Source data:
'''
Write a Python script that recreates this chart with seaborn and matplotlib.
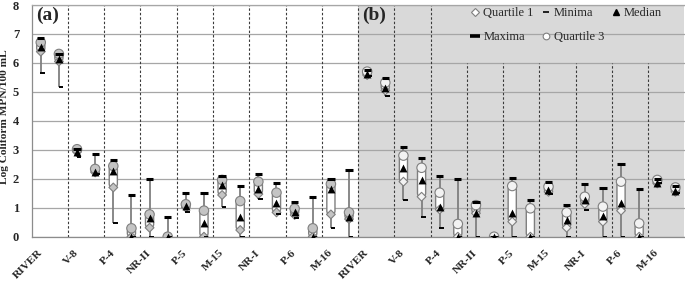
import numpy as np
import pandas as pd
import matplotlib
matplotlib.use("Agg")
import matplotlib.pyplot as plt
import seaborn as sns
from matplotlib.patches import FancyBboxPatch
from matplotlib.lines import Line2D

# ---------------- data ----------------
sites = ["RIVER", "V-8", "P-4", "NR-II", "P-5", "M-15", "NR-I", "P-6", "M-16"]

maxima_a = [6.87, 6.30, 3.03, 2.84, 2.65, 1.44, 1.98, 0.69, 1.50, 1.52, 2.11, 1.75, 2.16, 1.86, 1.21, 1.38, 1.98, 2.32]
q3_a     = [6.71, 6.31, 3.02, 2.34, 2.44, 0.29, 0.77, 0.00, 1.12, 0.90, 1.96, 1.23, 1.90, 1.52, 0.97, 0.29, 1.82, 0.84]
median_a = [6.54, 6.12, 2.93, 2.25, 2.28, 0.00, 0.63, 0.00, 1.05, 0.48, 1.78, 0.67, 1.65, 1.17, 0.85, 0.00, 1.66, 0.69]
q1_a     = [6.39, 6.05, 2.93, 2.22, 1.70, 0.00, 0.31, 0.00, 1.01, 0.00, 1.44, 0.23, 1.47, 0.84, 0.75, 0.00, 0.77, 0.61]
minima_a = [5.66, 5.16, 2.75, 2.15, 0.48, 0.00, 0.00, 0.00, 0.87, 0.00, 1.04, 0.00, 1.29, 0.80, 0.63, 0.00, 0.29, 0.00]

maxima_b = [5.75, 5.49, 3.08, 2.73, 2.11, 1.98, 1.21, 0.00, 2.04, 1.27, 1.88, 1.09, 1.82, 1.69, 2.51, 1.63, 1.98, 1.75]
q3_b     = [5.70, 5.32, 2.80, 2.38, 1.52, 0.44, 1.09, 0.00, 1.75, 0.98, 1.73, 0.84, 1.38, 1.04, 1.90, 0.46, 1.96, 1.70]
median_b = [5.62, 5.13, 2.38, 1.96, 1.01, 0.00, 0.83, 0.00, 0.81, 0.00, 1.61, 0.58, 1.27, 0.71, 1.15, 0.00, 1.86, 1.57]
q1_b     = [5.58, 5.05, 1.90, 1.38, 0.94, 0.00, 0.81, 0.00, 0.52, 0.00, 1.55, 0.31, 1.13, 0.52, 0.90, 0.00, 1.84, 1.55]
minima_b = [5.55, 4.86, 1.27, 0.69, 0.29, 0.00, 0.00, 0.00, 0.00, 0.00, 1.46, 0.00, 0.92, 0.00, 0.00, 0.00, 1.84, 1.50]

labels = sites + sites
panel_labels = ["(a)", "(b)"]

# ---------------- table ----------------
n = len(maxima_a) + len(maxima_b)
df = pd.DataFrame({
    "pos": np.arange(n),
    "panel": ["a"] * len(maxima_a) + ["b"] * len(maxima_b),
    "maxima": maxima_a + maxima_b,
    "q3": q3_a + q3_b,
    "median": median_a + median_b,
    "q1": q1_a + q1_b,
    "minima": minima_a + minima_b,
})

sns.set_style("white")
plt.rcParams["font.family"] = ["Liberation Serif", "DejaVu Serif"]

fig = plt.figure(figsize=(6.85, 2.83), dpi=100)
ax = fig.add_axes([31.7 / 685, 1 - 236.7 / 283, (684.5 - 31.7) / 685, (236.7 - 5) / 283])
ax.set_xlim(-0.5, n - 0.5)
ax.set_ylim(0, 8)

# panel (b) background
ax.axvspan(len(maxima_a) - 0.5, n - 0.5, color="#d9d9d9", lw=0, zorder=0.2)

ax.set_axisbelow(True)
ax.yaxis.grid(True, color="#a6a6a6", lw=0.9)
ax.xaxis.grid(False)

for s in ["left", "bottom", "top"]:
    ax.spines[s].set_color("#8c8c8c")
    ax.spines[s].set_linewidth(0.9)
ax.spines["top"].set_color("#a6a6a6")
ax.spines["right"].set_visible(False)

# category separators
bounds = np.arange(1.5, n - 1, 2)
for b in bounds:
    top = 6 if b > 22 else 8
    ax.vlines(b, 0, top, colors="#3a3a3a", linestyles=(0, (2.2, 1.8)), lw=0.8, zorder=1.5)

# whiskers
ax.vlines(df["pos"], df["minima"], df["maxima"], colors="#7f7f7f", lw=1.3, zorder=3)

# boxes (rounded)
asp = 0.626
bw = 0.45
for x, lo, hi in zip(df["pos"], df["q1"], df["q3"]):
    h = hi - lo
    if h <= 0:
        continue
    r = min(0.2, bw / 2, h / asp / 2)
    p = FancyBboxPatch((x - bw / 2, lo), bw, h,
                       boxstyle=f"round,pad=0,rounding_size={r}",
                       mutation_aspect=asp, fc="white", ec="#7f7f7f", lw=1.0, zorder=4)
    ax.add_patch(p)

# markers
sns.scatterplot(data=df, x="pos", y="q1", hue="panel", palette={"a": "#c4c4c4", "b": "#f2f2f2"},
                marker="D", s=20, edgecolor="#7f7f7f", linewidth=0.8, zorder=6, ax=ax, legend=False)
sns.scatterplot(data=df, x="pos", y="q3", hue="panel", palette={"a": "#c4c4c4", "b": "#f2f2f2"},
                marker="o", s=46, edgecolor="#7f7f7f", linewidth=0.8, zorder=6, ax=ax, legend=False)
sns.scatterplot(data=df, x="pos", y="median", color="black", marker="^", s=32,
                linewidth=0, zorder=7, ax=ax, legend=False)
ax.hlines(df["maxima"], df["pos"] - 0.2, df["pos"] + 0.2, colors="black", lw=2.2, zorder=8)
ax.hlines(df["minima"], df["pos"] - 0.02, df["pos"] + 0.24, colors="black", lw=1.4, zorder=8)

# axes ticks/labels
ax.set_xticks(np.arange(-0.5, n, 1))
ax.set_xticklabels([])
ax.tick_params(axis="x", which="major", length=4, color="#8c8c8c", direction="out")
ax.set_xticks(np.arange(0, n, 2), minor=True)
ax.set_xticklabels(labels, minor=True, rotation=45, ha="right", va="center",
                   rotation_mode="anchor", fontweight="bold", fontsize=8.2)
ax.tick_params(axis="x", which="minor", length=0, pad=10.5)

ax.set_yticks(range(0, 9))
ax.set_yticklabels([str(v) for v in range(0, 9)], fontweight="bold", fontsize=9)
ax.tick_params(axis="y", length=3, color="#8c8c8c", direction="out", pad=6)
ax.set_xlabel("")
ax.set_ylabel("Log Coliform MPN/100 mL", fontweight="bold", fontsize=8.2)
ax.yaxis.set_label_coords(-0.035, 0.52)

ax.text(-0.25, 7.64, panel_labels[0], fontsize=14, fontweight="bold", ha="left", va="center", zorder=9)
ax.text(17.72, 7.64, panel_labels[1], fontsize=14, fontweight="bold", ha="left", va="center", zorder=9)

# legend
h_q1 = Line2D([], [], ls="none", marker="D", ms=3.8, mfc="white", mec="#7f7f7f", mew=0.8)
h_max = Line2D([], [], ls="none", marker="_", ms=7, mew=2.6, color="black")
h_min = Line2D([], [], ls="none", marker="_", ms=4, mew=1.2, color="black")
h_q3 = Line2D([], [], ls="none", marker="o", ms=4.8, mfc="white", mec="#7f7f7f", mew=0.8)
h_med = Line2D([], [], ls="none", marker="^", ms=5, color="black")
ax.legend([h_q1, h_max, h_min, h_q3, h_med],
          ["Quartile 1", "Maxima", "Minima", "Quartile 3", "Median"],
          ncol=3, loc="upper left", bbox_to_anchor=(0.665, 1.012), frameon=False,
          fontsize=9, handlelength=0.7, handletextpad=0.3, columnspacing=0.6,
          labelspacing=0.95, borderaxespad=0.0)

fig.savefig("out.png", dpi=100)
'''
What is needed: Everything from the first line of the listing above through the line that contains "0.00, 0.29, 0.00]" is to be restated word for word, minus the pictures.

Full solution:
Write a Python script that recreates this chart with seaborn and matplotlib.
import numpy as np
import pandas as pd
import matplotlib
matplotlib.use("Agg")
import matplotlib.pyplot as plt
import seaborn as sns
from matplotlib.patches import FancyBboxPatch
from matplotlib.lines import Line2D

# ---------------- data ----------------
sites = ["RIVER", "V-8", "P-4", "NR-II", "P-5", "M-15", "NR-I", "P-6", "M-16"]

maxima_a = [6.87, 6.30, 3.03, 2.84, 2.65, 1.44, 1.98, 0.69, 1.50, 1.52, 2.11, 1.75, 2.16, 1.86, 1.21, 1.38, 1.98, 2.32]
q3_a     = [6.71, 6.31, 3.02, 2.34, 2.44, 0.29, 0.77, 0.00, 1.12, 0.90, 1.96, 1.23, 1.90, 1.52, 0.97, 0.29, 1.82, 0.84]
median_a = [6.54, 6.12, 2.93, 2.25, 2.28, 0.00, 0.63, 0.00, 1.05, 0.48, 1.78, 0.67, 1.65, 1.17, 0.85, 0.00, 1.66, 0.69]
q1_a     = [6.39, 6.05, 2.93, 2.22, 1.70, 0.00, 0.31, 0.00, 1.01, 0.00, 1.44, 0.23, 1.47, 0.84, 0.75, 0.00, 0.77, 0.61]
minima_a = [5.66, 5.16, 2.75, 2.15, 0.48, 0.00, 0.00, 0.00, 0.87, 0.00, 1.04, 0.00, 1.29, 0.80, 0.63, 0.00, 0.29, 0.00]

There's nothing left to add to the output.